> [WORK INSTRUCTIONS]
Print nothing but the lines from the start of the listing below through the line that contains "bracket_n2 = [60, 70, 82]". Do not include the pictures.

════════════════════

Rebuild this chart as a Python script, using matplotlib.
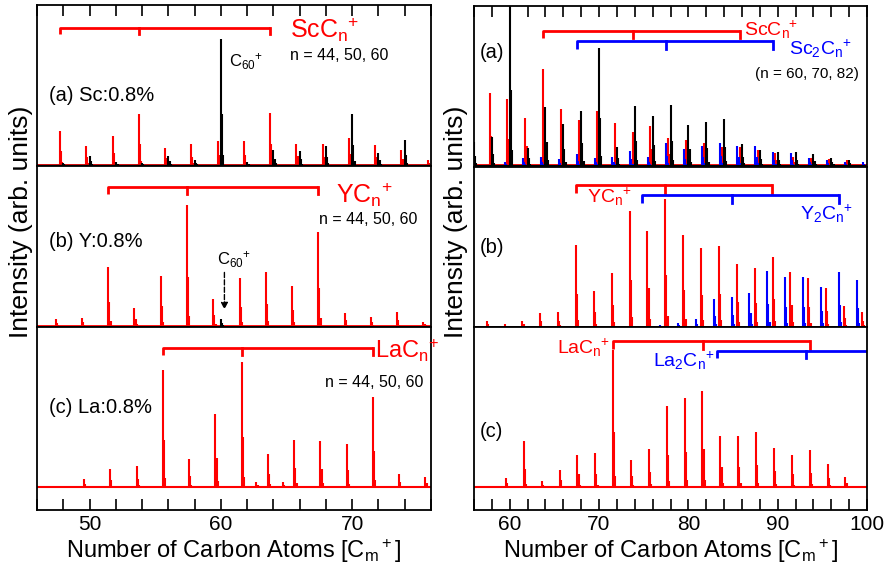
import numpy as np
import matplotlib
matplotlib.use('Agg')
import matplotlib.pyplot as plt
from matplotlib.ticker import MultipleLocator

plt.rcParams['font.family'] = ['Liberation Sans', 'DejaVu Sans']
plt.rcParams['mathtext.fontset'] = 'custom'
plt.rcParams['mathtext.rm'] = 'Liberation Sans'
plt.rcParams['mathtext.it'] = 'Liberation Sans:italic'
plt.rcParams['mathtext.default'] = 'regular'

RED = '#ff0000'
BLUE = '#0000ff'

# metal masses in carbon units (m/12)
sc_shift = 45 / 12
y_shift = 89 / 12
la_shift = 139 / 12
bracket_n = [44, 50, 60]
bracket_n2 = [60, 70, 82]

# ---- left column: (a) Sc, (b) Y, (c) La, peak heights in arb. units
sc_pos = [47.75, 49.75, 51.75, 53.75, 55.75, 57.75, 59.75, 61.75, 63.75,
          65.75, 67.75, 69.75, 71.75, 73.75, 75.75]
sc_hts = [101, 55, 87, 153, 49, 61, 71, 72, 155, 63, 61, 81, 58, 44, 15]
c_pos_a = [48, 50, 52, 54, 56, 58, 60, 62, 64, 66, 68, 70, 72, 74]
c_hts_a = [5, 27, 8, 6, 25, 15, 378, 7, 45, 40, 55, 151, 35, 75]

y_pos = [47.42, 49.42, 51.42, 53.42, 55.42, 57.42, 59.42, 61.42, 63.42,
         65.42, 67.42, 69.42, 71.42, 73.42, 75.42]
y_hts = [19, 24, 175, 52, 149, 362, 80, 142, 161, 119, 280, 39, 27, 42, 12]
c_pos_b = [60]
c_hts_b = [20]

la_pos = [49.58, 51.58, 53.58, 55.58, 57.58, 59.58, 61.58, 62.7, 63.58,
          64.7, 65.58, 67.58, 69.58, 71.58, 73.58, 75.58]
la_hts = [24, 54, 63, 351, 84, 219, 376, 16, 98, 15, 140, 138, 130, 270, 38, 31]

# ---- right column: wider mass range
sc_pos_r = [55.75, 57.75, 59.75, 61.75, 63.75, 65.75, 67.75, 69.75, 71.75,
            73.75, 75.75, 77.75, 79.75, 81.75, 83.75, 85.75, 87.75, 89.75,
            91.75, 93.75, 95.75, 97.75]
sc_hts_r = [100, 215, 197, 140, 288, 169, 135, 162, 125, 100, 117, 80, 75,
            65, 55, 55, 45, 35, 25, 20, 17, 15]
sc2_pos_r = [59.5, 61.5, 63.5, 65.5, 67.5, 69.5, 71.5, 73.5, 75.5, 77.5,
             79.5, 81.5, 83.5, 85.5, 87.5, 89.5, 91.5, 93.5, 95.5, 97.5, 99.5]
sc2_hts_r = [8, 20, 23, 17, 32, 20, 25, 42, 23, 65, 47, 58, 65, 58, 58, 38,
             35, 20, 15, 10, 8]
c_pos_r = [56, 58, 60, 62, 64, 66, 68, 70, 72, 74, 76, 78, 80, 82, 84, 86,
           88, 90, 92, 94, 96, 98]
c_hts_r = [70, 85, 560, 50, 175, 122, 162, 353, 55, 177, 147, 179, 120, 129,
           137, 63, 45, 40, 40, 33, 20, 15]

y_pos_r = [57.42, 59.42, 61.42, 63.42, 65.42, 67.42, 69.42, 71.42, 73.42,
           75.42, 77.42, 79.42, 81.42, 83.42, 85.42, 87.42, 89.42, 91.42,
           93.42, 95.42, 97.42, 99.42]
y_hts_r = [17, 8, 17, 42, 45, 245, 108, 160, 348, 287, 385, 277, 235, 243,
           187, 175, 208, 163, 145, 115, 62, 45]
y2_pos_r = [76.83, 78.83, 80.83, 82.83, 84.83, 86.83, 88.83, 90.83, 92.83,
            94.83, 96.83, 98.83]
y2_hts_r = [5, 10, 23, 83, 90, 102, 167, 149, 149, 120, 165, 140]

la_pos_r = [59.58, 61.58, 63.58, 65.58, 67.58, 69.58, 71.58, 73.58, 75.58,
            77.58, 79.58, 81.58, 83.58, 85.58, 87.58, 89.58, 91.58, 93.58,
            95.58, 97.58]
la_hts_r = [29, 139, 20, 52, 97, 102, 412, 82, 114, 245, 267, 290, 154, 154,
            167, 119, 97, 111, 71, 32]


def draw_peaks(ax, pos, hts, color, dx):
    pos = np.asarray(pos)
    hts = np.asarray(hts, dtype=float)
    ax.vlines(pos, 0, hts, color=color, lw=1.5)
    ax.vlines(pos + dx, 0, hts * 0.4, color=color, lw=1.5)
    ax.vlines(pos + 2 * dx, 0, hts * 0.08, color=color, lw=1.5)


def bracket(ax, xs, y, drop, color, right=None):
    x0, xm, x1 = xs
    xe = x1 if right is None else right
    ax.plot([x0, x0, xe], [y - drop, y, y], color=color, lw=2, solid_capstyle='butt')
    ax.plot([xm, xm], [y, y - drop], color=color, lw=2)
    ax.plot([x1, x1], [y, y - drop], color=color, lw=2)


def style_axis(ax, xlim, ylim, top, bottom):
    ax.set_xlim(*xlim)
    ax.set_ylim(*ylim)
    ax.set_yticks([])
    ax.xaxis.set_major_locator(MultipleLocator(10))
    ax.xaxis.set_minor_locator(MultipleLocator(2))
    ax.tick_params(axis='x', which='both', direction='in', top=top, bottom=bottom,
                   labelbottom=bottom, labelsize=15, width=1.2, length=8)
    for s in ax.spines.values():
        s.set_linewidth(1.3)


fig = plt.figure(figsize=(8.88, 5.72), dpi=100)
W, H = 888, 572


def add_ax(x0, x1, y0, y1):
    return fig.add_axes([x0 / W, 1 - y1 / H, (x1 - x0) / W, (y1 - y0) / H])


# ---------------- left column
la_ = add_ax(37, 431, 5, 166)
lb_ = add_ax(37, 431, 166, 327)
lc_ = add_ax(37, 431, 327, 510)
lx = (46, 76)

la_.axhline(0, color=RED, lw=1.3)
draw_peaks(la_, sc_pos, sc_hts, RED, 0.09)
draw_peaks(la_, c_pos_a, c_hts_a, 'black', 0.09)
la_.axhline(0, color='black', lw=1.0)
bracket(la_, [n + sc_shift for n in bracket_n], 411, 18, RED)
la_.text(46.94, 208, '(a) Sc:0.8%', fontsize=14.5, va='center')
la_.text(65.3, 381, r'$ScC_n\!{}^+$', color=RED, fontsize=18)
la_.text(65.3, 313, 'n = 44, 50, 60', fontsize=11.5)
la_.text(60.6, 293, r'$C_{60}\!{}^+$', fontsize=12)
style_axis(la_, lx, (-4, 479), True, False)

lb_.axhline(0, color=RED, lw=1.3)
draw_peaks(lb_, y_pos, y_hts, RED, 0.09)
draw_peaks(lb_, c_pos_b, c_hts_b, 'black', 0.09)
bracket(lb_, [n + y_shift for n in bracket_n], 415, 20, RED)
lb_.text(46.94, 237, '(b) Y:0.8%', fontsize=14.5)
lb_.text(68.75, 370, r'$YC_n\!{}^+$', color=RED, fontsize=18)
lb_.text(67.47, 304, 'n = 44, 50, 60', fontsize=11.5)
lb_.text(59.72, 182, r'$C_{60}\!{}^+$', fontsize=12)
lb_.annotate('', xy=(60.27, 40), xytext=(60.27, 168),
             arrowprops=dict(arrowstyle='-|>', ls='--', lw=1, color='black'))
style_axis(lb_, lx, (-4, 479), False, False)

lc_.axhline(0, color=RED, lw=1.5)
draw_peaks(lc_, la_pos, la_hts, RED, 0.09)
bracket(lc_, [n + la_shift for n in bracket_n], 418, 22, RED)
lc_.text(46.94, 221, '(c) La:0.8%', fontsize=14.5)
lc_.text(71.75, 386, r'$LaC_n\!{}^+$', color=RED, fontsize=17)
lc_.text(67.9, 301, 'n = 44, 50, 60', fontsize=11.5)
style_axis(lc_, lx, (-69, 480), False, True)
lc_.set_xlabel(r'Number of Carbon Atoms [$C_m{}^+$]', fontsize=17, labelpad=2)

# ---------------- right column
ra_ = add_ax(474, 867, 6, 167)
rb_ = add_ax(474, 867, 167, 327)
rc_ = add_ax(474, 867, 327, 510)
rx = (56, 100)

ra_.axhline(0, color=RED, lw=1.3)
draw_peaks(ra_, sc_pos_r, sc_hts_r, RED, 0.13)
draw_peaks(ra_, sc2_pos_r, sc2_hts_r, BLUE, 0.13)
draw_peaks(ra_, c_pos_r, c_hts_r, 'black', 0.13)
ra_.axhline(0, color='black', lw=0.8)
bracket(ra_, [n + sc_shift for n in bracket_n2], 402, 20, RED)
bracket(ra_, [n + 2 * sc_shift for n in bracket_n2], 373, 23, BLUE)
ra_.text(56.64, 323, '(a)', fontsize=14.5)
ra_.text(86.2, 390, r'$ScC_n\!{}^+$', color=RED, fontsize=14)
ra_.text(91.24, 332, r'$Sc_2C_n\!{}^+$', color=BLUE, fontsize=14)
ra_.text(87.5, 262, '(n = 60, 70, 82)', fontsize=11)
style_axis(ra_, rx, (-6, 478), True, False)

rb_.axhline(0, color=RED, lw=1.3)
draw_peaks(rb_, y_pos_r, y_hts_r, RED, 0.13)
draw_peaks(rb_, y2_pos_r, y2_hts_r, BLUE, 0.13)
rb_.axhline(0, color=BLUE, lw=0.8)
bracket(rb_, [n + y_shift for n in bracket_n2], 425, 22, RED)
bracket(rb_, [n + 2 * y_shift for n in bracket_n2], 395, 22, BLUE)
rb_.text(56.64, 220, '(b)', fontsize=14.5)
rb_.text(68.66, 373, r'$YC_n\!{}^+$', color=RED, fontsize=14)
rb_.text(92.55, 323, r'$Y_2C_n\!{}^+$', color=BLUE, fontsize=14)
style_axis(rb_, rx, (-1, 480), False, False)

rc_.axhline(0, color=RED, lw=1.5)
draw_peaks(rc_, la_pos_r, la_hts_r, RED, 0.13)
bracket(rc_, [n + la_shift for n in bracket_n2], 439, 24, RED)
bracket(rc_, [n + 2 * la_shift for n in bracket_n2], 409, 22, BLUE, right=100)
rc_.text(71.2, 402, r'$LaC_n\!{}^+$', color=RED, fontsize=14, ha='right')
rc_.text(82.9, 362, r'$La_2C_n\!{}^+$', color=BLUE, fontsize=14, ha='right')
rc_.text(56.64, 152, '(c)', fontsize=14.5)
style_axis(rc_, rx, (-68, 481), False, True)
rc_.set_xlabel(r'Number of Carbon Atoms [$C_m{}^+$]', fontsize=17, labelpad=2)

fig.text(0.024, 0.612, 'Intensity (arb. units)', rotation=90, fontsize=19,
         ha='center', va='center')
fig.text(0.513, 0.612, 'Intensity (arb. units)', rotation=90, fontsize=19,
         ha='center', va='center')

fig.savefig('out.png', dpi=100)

════════════════════

> [OUTPUT FOR THIS TASK]
Rebuild this chart as a Python script, using matplotlib.
import numpy as np
import matplotlib
matplotlib.use('Agg')
import matplotlib.pyplot as plt
from matplotlib.ticker import MultipleLocator

plt.rcParams['font.family'] = ['Liberation Sans', 'DejaVu Sans']
plt.rcParams['mathtext.fontset'] = 'custom'
plt.rcParams['mathtext.rm'] = 'Liberation Sans'
plt.rcParams['mathtext.it'] = 'Liberation Sans:italic'
plt.rcParams['mathtext.default'] = 'regular'

RED = '#ff0000'
BLUE = '#0000ff'

# metal masses in carbon units (m/12)
sc_shift = 45 / 12
y_shift = 89 / 12
la_shift = 139 / 12
bracket_n = [44, 50, 60]
bracket_n2 = [60, 70, 82]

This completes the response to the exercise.